**EXERCISE**:
Take the lines from the beginning of the material through the line containing "fit_y = [3.60, 5.26]" and retype them exactly, leaving the pictures out.

_____

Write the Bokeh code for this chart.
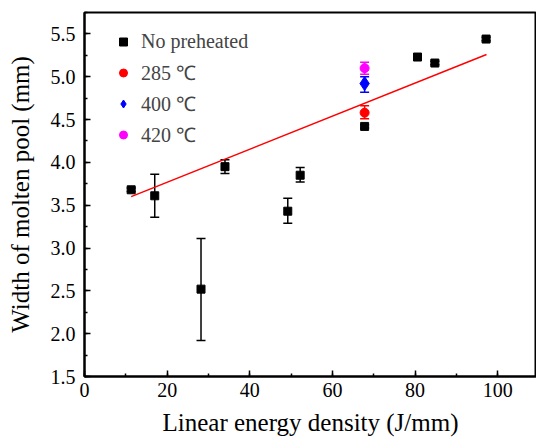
from bokeh.plotting import figure
from bokeh.models import (ColumnDataSource, Whisker, TeeHead, Legend, LegendItem,
                          SingleIntervalTicker, Range1d, CustomJSTickFormatter)
from bokeh.embed import file_html
from bokeh.resources import INLINE

# --- data ---
np_x = [11.3, 17.0, 28.2, 34.0, 49.2, 52.2, 67.8, 80.6, 84.8, 97.2]
np_y = [3.68, 3.61, 2.52, 3.95, 3.43, 3.85, 4.42, 5.23, 5.16, 5.44]
np_lo = [3.66, 3.36, 1.92, 3.87, 3.29, 3.77, 4.40, 5.21, 5.14, 5.42]
np_hi = [3.70, 3.86, 3.11, 4.03, 3.58, 3.94, 4.44, 5.25, 5.18, 5.46]

r285_x = [67.8]; r285_y = [4.58]; r285_lo = [4.51]; r285_hi = [4.66]
r400_x = [67.8]; r400_y = [4.92]; r400_lo = [4.82]; r400_hi = [5.00]
r420_x = [67.8]; r420_y = [5.10]; r420_lo = [5.03]; r420_hi = [5.17]

fit_x = [11.3, 97.3]
fit_y = [3.60, 5.26]

FONT = "Liberation Serif"

p = figure(width=536, height=438, output_backend="svg", toolbar_location=None,
           x_range=Range1d(0, 109.4), y_range=Range1d(1.5, 5.75),
           min_border_left=84, min_border_right=0, min_border_top=12, min_border_bottom=62)
p.grid.visible = False
p.outline_line_color = "black"
p.outline_line_width = 2
p.background_fill_color = "white"

p.line(fit_x, fit_y, line_color="red", line_width=1.5)

def add_series(x, y, lo, hi, color, marker, size):
    src = ColumnDataSource(dict(x=x, y=y, lo=lo, hi=hi))
    w = Whisker(source=src, base="x", lower="lo", upper="hi", line_color=color, line_width=1.5,
                upper_head=TeeHead(size=9, line_color=color, line_width=1.5),
                lower_head=TeeHead(size=9, line_color=color, line_width=1.5))
    p.add_layout(w)
    return p.scatter("x", "y", source=src, marker=marker, size=size, fill_color=color,
                     line_color=color)

g0 = add_series(np_x, np_y, np_lo, np_hi, "black", "square", 8)
g1 = add_series(r285_x, r285_y, r285_lo, r285_hi, "red", "circle", 9)
g2 = add_series(r400_x, r400_y, r400_lo, r400_hi, "blue", "diamond", 14)
g3 = add_series(r420_x, r420_y, r420_lo, r420_hi, "magenta", "circle", 9)

legend = Legend(items=[LegendItem(label="No preheated", renderers=[g0]),
                       LegendItem(label="285 ℃", renderers=[g1]),
                       LegendItem(label="400 ℃", renderers=[g2]),
                       LegendItem(label="420 ℃", renderers=[g3])],
                location=(29, 226), border_line_color=None, background_fill_alpha=0,
                label_text_font=FONT, label_text_font_size="20px", padding=0, margin=0,
                spacing=0, glyph_width=20, glyph_height=31, label_height=31, label_standoff=8)
p.add_layout(legend)

p.xaxis.ticker = SingleIntervalTicker(interval=20, num_minor_ticks=2)
p.yaxis.ticker = SingleIntervalTicker(interval=0.5, num_minor_ticks=2)
p.yaxis.formatter = CustomJSTickFormatter(code="return tick.toFixed(1);")

for ax in (p.xaxis[0], p.yaxis[0]):
    ax.axis_line_width = 2
    ax.axis_line_color = "black"
    ax.major_tick_in = 6
    ax.major_tick_out = 0
    ax.minor_tick_in = 3
    ax.minor_tick_out = 0
    ax.major_tick_line_width = 1.5
    ax.minor_tick_line_width = 1.5
    ax.major_label_text_font = FONT
    ax.major_label_text_font_size = "20px"
    ax.major_label_text_color = "black"
    ax.axis_label_text_font = FONT
    ax.axis_label_text_font_size = "25px"
    ax.axis_label_text_font_style = "normal"
    ax.axis_label_text_color = "black"

p.xaxis.major_label_standoff = 6
p.yaxis.major_label_standoff = 9
p.xaxis.axis_label = "Linear energy density (J/mm)"
p.yaxis.axis_label = "Width of molten pool (mm)"
p.xaxis.axis_label_standoff = 9
p.yaxis.axis_label_standoff = 14

open("out.html", "w").write(file_html(p, INLINE))
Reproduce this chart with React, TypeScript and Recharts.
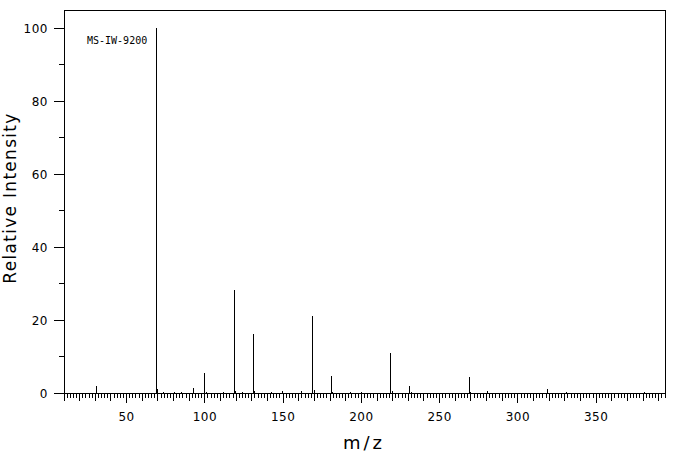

_____

**EXERCISE SOLUTION**:
Write the Bokeh code for this chart.
from bokeh.plotting import figure
from bokeh.models import (ColumnDataSource, Whisker, TeeHead, Legend, LegendItem,
                          SingleIntervalTicker, Range1d, CustomJSTickFormatter)
from bokeh.embed import file_html
from bokeh.resources import INLINE

# --- data ---
np_x = [11.3, 17.0, 28.2, 34.0, 49.2, 52.2, 67.8, 80.6, 84.8, 97.2]
np_y = [3.68, 3.61, 2.52, 3.95, 3.43, 3.85, 4.42, 5.23, 5.16, 5.44]
np_lo = [3.66, 3.36, 1.92, 3.87, 3.29, 3.77, 4.40, 5.21, 5.14, 5.42]
np_hi = [3.70, 3.86, 3.11, 4.03, 3.58, 3.94, 4.44, 5.25, 5.18, 5.46]

r285_x = [67.8]; r285_y = [4.58]; r285_lo = [4.51]; r285_hi = [4.66]
r400_x = [67.8]; r400_y = [4.92]; r400_lo = [4.82]; r400_hi = [5.00]
r420_x = [67.8]; r420_y = [5.10]; r420_lo = [5.03]; r420_hi = [5.17]

fit_x = [11.3, 97.3]
fit_y = [3.60, 5.26]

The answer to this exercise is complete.